Yo creo que en este país hay millones de personas que, sabiéndolo o no, son realmente republicanas. Y si un día amaneciese aquí una República, muchos se llevarían gran sorpresa al comprobar que la inmensa mayoría de gente apoyaría el nuevo régimen. Gentes de todo el espectro político: de la derecha y de la izquierda, de todas las capas sociales, de todas las generaciones, de todos los niveles económicos y de todos los perfiles culturales. La república se ve ya como una alternativa de mera racionalidad. Aquí casi nadie se confiesa “monárquico”, sin ambages. Se decían “Juancarlistas”, hasta hace poco; ahora “Felipistas” o “constitucionalistas” o lo que sea “por imperativo legal”. Pero clara y abiertamente “monárquicos”, muy pocos. Y es que da un no-sé-que, pelín anacrónico.

Pero todos los años, cada 14 de abril, solo afloran aquí y allá, como llamitas de velas en una noche oscura, actos, banderas, reuniones que más que nada  conmemoran el advenimiento de aquella Segunda República, que duró lo que dura un solo día radiante  en medio de un crudo invierno. Y lo celebran con brindis de pura nostalgia.

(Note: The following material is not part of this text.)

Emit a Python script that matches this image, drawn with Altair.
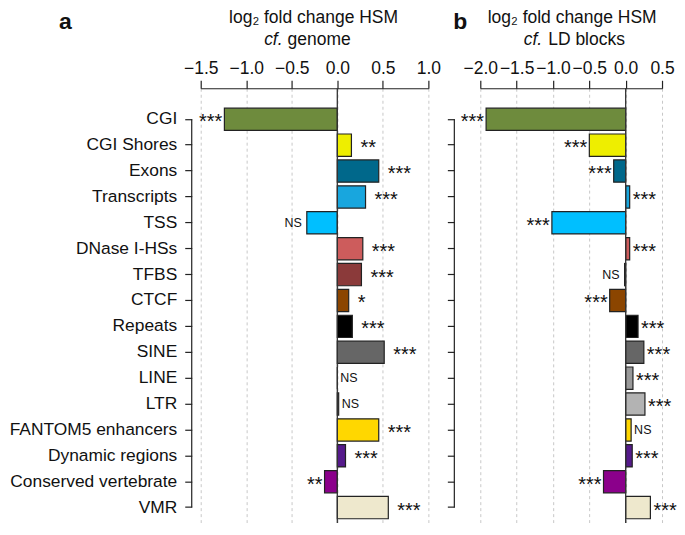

Y es que los republicanos de este país se han circunscrito a la rememoración o reivindicación testimonial de uno de los momentos políticos más brillantes y esperanzadores de nuestra historia reciente. Lo que no es poco, dado el peso del “crimen organizado” contra nuestra memoria histórica. Es mucho, pero no es suficiente.

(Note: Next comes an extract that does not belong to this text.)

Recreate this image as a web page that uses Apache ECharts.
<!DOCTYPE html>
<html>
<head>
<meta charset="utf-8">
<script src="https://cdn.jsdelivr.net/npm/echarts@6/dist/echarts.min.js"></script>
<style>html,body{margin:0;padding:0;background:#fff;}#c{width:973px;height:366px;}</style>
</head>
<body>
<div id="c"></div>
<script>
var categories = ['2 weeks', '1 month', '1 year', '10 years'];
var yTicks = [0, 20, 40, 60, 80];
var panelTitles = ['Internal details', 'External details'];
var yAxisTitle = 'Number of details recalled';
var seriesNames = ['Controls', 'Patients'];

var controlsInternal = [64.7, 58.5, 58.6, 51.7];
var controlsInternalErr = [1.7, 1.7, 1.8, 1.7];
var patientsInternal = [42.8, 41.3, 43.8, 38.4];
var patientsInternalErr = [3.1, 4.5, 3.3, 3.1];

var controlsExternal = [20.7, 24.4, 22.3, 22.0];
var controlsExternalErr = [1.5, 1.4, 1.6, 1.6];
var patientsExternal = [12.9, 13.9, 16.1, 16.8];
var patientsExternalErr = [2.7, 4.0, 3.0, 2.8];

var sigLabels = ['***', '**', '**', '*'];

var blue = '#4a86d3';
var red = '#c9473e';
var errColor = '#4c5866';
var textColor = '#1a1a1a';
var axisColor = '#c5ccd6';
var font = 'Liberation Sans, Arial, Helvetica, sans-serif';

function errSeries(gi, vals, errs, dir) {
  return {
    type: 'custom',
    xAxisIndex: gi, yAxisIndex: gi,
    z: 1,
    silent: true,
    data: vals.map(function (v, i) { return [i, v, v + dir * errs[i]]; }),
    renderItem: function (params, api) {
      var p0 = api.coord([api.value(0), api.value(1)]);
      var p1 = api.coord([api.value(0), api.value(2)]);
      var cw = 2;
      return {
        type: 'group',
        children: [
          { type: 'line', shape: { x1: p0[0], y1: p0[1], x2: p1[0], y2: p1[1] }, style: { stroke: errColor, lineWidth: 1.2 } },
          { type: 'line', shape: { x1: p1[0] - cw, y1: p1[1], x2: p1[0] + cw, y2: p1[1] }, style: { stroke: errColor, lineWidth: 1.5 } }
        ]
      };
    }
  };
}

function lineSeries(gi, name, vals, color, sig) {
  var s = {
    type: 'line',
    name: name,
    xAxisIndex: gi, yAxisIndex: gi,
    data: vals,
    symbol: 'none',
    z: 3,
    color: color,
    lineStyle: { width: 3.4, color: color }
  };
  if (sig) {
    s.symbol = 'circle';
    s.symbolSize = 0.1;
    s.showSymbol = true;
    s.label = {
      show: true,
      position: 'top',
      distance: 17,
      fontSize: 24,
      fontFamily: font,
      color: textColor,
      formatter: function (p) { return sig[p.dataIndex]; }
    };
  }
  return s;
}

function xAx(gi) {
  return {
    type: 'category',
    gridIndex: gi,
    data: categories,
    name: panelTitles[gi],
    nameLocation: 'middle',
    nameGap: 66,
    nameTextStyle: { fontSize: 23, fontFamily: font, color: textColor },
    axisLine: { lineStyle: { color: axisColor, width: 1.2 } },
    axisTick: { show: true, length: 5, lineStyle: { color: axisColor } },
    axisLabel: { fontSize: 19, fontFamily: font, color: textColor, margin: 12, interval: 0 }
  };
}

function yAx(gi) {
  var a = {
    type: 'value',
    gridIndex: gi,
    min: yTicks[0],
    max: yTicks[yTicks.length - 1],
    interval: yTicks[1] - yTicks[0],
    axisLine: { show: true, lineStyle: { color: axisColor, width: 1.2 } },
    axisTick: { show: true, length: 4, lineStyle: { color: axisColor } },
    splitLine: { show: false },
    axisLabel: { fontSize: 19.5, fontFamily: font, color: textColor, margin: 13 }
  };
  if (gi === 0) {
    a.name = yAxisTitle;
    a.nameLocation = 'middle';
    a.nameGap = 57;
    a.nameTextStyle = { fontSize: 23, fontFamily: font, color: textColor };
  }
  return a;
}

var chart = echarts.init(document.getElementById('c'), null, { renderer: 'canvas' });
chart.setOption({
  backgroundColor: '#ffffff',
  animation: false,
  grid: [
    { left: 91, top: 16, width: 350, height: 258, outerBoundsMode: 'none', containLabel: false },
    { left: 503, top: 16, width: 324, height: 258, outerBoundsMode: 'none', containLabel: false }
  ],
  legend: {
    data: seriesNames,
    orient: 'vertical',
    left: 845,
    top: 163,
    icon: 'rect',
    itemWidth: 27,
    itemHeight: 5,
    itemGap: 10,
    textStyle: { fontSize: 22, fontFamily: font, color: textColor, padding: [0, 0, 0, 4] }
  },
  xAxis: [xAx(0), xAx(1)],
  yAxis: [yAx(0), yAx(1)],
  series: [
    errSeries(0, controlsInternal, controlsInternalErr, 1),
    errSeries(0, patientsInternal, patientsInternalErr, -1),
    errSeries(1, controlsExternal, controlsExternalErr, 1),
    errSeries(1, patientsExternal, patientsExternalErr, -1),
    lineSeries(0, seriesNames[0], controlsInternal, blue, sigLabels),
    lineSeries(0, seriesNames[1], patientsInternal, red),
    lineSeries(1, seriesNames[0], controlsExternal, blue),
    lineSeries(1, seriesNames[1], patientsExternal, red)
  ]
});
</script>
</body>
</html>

Hoy, las personas que ya se saben republicanas han de pasar, a poder ser “en horas veinticuatro, de las musas al teatro”, como dijo  Lope que hizo. No basta ya con la mera conmemoración de la “Segunda” como un sueño de la memoria. Como un sueño en el sentido de esa “cosa que carece de realidad o fundamento…sin posibilidad de realizarse”. Como una ensoñación del recuerdo.

Hoy es ya perentorio “pasar de las musas al teatro” porque la realidad apremia a cambios constitucionales de fondo que, si se “procrastinan”, la consecuencia será traumática, desgarrada e incluso violenta. Y esto en muy corto plazo. Cambios que vienen exigidos por motivos y razones ya ineludibles. Como por ejemplo bien corto, la revolución tecnológica vigente, no contemplada en la Ley de leyes; la urgente necesidad de, cuando menos, una revisión feminista del texto constitucional, de insostenible redacción patriarcal; los cambios generacionales que implican la necesidad de una evidente nueva legitimación democrática de la Constitución, por parte de millones de ciudadanos y ciudadanas que, precisamente, están llamados a  la gestión de la cosa pública  de manera inmediata, y un largo etc.

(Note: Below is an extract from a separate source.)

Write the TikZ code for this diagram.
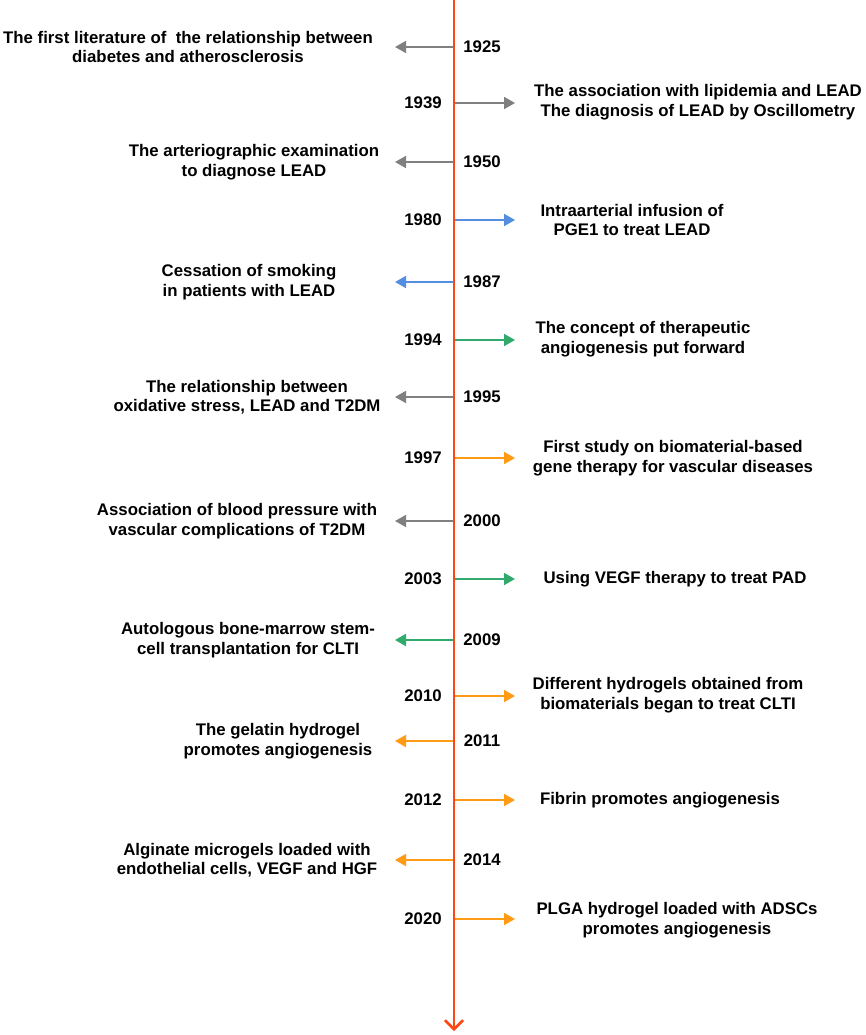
\documentclass[tikz,border=0pt]{standalone}
\usepackage{fontspec}
\setmainfont{Liberation Sans}
\usetikzlibrary{arrows.meta}
\definecolor{spine}{RGB}{255,70,20}
\definecolor{cgray}{RGB}{128,128,128}
\definecolor{cblue}{RGB}{85,142,225}
\definecolor{cgreen}{RGB}{50,170,110}
\definecolor{corange}{RGB}{255,155,20}
\tikzset{
  lbl/.style={font=\bfseries\fontsize{16.8}{19.5}\selectfont, align=center, inner sep=0pt},
  yr/.style={font=\bfseries\fontsize{16.8}{19}\selectfont, inner sep=0pt},
  br/.style={line width=1.8pt, -{Triangle[length=11pt,width=12pt]}},
}
\begin{document}
\begin{tikzpicture}[x=1pt,y=-1pt]
\useasboundingbox (0,0) rectangle (865,1035);
\coordinate (top) at (454,0);
\coordinate (bot) at (454,1031);
\draw[spine, line width=2.6pt, -{Straight Barb[length=9pt,width=18pt,line width=2.6pt]}] (top) -- (bot);

\newcommand{\lbranch}[6]{% id, y, year, color, textx, text
  \coordinate (s#1) at (453,#2);
  \coordinate (e#1) at (395,#2);
  \draw[br,#4] (s#1) -- (e#1);
  \node[yr] (y#1) at (482,#2) {#3};
  \node[lbl] (t#1) at (#5,#2) {#6};
}
\newcommand{\rbranch}[7]{% id, y, year, color, textx, texty, text
  \coordinate (s#1) at (455,#2);
  \coordinate (e#1) at (515,#2);
  \draw[br,#4] (s#1) -- (e#1);
  \node[yr] (y#1) at (423,#2) {#3};
  \node[lbl] (t#1) at (#5,#6) {#7};
}

\lbranch{a}{47}{1925}{cgray}{188}{The first literature of\ \ the relationship between\\diabetes and atherosclerosis}
\rbranch{b}{103}{1939}{cgray}{698}{102}{The association with lipidemia and LEAD\\The diagnosis of LEAD by Oscillometry}
\lbranch{c}{162}{1950}{cgray}{254}{The arteriographic examination\\to diagnose LEAD}
\rbranch{d}{220}{1980}{cblue}{632}{220}{Intraarterial infusion of\\PGE1 to treat LEAD}
\lbranch{e}{282}{1987}{cblue}{249}{Cessation of smoking\\in patients with LEAD}
\rbranch{f}{340}{1994}{cgreen}{643}{339}{The concept of therapeutic\\angiogenesis put forward}
\lbranch{g}{397}{1995}{cgray}{247}{The relationship between\\oxidative stress, LEAD and T2DM}
\rbranch{h}{458}{1997}{corange}{673}{458}{First study on biomaterial-based\\gene therapy for vascular diseases}
\lbranch{i}{521}{2000}{cgray}{237}{Association of blood pressure with\\vascular complications of T2DM}
\rbranch{j}{579}{2003}{cgreen}{675}{579}{Using VEGF therapy to treat PAD}
\lbranch{k}{640}{2009}{cgreen}{248}{Autologous bone-marrow stem-\\cell transplantation for CLTI}
\rbranch{l}{696}{2010}{corange}{668}{695}{Different hydrogels obtained from\\biomaterials began to treat CLTI}
\lbranch{m}{741}{2011}{corange}{278}{The gelatin hydrogel\\promotes angiogenesis}
\rbranch{n}{800}{2012}{corange}{660}{800}{Fibrin promotes angiogenesis}
\lbranch{o}{860}{2014}{corange}{247}{Alginate microgels loaded with\\endothelial cells, VEGF and HGF}
\rbranch{p}{919}{2020}{corange}{677}{920}{PLGA hydrogel loaded with ADSCs\\promotes angiogenesis}
\end{tikzpicture}
\end{document}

El más claro síntoma de esta necesidad está en el hecho de que, cada día que pasa, la Constitución se está convirtiendo en el “libro sagrado”, por cierto “intocable”, de una minoría reaccionaria del país que la utiliza vilmente como “camisa de fuerza”, y, al mismo tiempo, pierde “auctoritas” entre las mayorías sociales. Está cerca el momento en que los apelativos de “constitucionalista” y “facha” se conviertan en sinónimos.

Creo que hay dos precondiciones para coger este toro por los cuernos. La primera es que no se trata de recuperar una Segunda República, por positiva, honrable y beneficiosa que haya sido, sino de  construir una Nueva República, muy distinta, con una Constitución que responda a las necesidades actuales. La segunda es que hay que “pasar de las musas al teatro” y convertir el sueño  en un debate plural, transversal, democrático y abierto; el debate en proyecto y el proyecto en propuesta y alternativa política para someterla  a la decisión de la ciudadanía.

Y esto, si no se quiere la crispación, el trauma y la violencia, debiera hacerse “en horas veinticuatro”. Creo yo.